I go into this only because Final Curtain occupies a key place
in the sequence–Roderick Alleyn spends the years of World War II doing
anti-espionage work in New Zealand, and is parted from his wife, the
artist Agatha Troy, for the duration. This is the book in
which he returns from New Zealand, is reunited with Troy (as he calls
her), and takes up his police duties once again.

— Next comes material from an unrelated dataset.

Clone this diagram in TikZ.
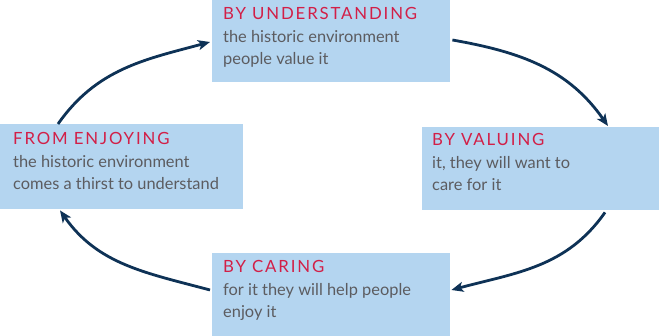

Consequently, the book is fraught with tension. Alleyn and Troy hadn’t
been married long when the war broke out, and haven’t seen each other in
over four years; both are concerned that whatever magic they had for each
other has evaporated. And no sooner is Alleyn home than he ends up
investigating a murder to which his wife is a prime witness; this is difficult for
him, as he first got to know her during an unpleasant murder investigation
(in Artists in Crime, and it caused such trouble between them
that since then he’s been trying to keep his home and work lives
compartmentalized. And now all of those mental barriers are necessarily
falling.

The quintessence of the English murder mystery is the country house
mystery, which, as Marsh seems to delight in avoiding cliche, is probably
why this is only her third novel in that sub-genre. And, typically, it’s
not just a country house mystery; Marsh brings in her beloved
theater by making it a country house mystery about actors.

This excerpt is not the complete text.